The GTO play can never be horrid and balancing your range will never be catastrophic. Almost by definition you have positive expectation by balancing your range. What is catastrophic however, is 4bet/folding 100% of your range when your opponent has decided to never 3bet bluff. What is horrid is folding 100% of your bluff catching range when your opponent is always bluffing. These are massive mistakes and just because you sometimes make more when you guess correctly, it doesn't make balancing bad. In fact, unless you have some special ability to guess better than your opponent, balancing your range will always net you a higher expectation than essentially clicking buttons.

This is kind of the opposite of what OP is talking about. All youre proving is that if you're WRONG with your exploitative plays, then youd lose more than if you had just played GTO to begin with.
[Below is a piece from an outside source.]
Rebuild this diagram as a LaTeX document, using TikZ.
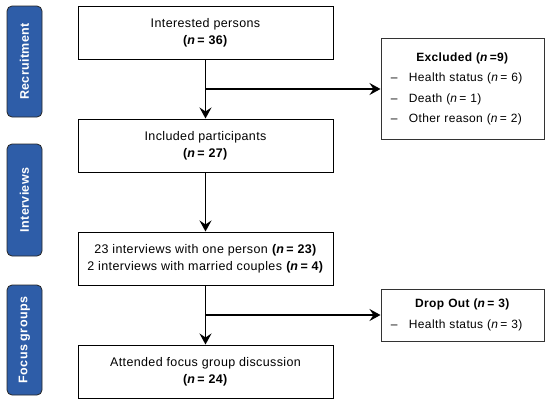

I'm sure thats true, but then the issue is developing the skills to make good reads, which is what this post was all about. You make it sound like these kinds of reads are just "guessing," and therefore poker is a math game and not a psychology game. I think most would disagree with you here.


You've pretty much just summed up the entire problem with your approach. How can you even know WHERE your opponent is imbalanced if you don't know where balanced is to begin with? Sure, it's obvious against the 62/30 maniac or the 17/14 nit but against anybody remotely competent you have absolutely nothing to benchmark their play to if you don't know what an optimal strategy is. How can you say that somebody is, for example, cbetting too much if you don't know where too little ends and too much begins?

Knowing how to balance would definitely help but obv its not a prerequisite to developing an exploitative strategy (such as when its 'obvious' or whatever)


It seems strange that you'd dismiss game theory and balancing when you haven't even worked out when people are adjusting to an exploitable strategy, that's like the whole point of that approach right, you have some sick soul reading ability that allows you to know when your opponent is exploitable?

Rather than trying to master the WHEN, why not make it irrelevant?

lol i just realized ur the guy who made the (awesome) math videos for leggo. Trus me brah theres something to this psychology thing too : D )

I think a word that isnt used enough to describe Ivey is 'math genius,' but the reason other math geniuses are not Ivey is that hes also extremely perceptive and likely recognizes behavior patterns that no one would ever find in HEM.